On January 20, 1998, a year after the calendar was published, I received a long distance call from Texas from a young lady identifying herself as Lenay Pacheco, Michael Pacheco's wife. After all the years, all the wrong phone calls and lost letters, thanks to the staff at Angel Fire, New Mexico, Jaime's son and I would finally meet.

The phone conversation that evening was long and emotional, but a dream come true. Michael asked, "What can you tell me about my father?" For the first time in more than 20 years I pulled this booklet from my files and reread it. When I finished I felt that it said more about Jaime and who he was than anything I could say over the phone. That same evening I faxed a copy to Michael. The following day, after making photocopies for myself, I sent him the originals of Jaime's letters, written in his father's own hand twenty-five years before.
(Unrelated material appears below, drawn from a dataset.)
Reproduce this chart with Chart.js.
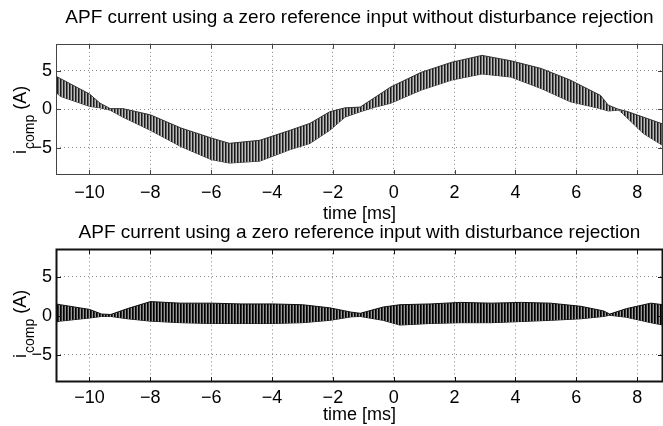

Within a month I was contacted by one of Jaime's sisters, and shortly thereafter spoke with Jaime's mother. I shared with them copies of the calendar, and Michael shared with them copies of my fax to him containing this story. At their request I am sharing it herein. Almost without exception, it is word-for-word as I wrote it months after Jaime's death.

As I speak and visit with veterans groups around the country, I am constantly amazed at how the friendships forged in battle so often become lifetime associations. The friendship Jaime and I shared was not only forged in battle, it was nurtured by God. Though Jaime is gone, the impact of his life on mine has survived not only the test of time, but his own death. In many ways when I speak, write, or serve our Nation in any capacity; I like to believe that a part of Jaime Pacheco lives on in me.

C. Douglas Sterner
21 May 1998

FOOTNOTE TO PREFACE:

On Memorial Day, 25 May 1998... 26 years to the day after Jaime's death...I met Jaime's family. As Michael and I went through his father's personal effects, he handed me a box containing a Bible. As I held it in my hands for the first time in 26 years, I opened it and read the inscription: "To Jaime Pacheco, From Doug Sterner, 15 March 1972." That same Memorial Day, wearing the original beret presented to me on behalf of Ranger Team 75 by my closest friend, I held Jaime's mother in my arms as she introduced me as her "oldest son". At the close of Memorial Day Services in Angel Fire, NM I was overwhelmed by emotion as I watched my 21 year old daughter join hands with the 28 year old son of Jaime Pacheco on the platform of the Vietnam Memorial to sing "God Bless America".

Today my best friend's son calls me "dad", and though I know I can never replace the father he lost, I have made the commitment to become the father he found. Somewhere above I believe Jaime is looking down at me with a smile on his face and saying, "Doug, you were a true friend." GOD IS GOOD!